▶ **SET TASK**
Copy exactly the lines from the beginning of the data down to and including the line holding "const yMarkLabels = ['+1', '-1'];", without any pictures.

# DATA PROVIDED start

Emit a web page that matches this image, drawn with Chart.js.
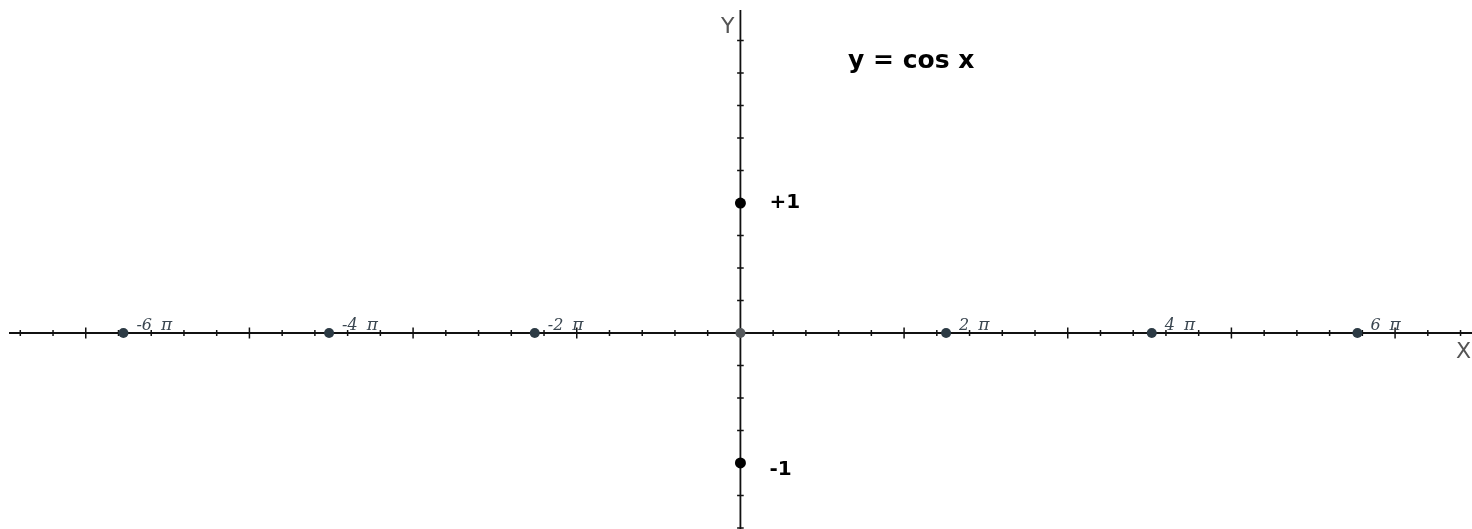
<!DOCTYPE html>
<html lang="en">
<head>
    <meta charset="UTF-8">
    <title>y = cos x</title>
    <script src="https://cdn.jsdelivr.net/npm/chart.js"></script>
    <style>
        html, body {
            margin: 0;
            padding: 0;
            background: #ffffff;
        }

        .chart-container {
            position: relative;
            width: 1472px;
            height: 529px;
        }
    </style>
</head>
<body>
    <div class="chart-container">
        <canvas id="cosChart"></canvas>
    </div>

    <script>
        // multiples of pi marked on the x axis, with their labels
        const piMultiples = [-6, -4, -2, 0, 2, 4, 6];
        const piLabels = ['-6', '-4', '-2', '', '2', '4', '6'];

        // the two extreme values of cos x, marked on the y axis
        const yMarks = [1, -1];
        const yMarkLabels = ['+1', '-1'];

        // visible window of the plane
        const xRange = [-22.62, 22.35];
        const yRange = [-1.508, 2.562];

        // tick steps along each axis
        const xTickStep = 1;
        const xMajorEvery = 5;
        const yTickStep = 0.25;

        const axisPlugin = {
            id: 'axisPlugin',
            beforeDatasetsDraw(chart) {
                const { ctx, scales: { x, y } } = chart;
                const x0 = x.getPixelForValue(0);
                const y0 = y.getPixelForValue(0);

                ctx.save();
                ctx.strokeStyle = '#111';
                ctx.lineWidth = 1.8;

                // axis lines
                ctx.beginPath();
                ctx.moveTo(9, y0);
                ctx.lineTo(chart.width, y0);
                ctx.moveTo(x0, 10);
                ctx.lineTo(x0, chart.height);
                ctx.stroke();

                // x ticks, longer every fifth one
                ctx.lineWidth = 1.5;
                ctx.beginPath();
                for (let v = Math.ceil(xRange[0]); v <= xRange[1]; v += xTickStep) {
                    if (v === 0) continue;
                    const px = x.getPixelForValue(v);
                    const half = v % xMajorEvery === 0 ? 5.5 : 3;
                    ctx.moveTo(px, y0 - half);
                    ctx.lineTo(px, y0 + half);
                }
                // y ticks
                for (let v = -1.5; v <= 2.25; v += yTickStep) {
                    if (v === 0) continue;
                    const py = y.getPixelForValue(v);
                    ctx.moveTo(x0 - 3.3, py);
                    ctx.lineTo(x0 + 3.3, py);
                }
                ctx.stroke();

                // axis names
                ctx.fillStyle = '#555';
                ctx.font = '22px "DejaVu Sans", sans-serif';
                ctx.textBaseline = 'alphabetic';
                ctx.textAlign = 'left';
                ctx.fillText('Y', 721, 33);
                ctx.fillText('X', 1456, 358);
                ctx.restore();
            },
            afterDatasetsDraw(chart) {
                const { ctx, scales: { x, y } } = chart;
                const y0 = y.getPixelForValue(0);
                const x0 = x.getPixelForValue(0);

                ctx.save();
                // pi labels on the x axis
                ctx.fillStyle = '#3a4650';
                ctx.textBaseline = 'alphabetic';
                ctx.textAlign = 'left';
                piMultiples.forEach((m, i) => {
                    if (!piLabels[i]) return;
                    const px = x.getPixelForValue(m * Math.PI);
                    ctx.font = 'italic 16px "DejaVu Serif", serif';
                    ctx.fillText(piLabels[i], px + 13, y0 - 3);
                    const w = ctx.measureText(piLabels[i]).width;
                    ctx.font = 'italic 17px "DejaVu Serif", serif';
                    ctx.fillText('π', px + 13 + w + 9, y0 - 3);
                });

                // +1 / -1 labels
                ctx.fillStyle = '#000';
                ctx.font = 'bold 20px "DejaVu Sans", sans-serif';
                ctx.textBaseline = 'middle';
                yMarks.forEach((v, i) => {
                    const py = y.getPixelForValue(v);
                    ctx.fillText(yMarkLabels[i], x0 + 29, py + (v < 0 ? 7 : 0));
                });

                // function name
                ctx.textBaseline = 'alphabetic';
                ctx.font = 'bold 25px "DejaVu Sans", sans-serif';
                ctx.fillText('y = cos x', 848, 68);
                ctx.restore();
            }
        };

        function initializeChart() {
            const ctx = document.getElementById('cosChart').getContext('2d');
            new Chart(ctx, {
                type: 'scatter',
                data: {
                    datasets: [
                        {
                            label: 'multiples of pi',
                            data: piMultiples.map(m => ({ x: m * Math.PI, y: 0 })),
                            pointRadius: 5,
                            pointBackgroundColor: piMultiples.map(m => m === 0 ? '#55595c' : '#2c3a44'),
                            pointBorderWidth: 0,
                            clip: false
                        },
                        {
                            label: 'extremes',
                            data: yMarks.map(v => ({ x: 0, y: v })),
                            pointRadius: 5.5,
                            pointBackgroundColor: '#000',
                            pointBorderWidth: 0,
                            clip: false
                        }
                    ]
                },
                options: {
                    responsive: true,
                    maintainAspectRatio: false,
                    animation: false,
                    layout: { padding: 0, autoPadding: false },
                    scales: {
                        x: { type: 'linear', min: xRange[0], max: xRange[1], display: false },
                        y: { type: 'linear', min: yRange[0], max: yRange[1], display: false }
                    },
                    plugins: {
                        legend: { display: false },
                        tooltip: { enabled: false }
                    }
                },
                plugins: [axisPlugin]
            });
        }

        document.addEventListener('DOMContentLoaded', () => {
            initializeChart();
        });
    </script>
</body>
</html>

# DATA PROVIDED end

▶ **RESPONSE**
Emit a web page that matches this image, drawn with Chart.js.
<!DOCTYPE html>
<html lang="en">
<head>
    <meta charset="UTF-8">
    <title>y = cos x</title>
    <script src="https://cdn.jsdelivr.net/npm/chart.js"></script>
    <style>
        html, body {
            margin: 0;
            padding: 0;
            background: #ffffff;
        }

        .chart-container {
            position: relative;
            width: 1472px;
            height: 529px;
        }
    </style>
</head>
<body>
    <div class="chart-container">
        <canvas id="cosChart"></canvas>
    </div>

    <script>
        // multiples of pi marked on the x axis, with their labels
        const piMultiples = [-6, -4, -2, 0, 2, 4, 6];
        const piLabels = ['-6', '-4', '-2', '', '2', '4', '6'];

        // the two extreme values of cos x, marked on the y axis
        const yMarks = [1, -1];
        const yMarkLabels = ['+1', '-1'];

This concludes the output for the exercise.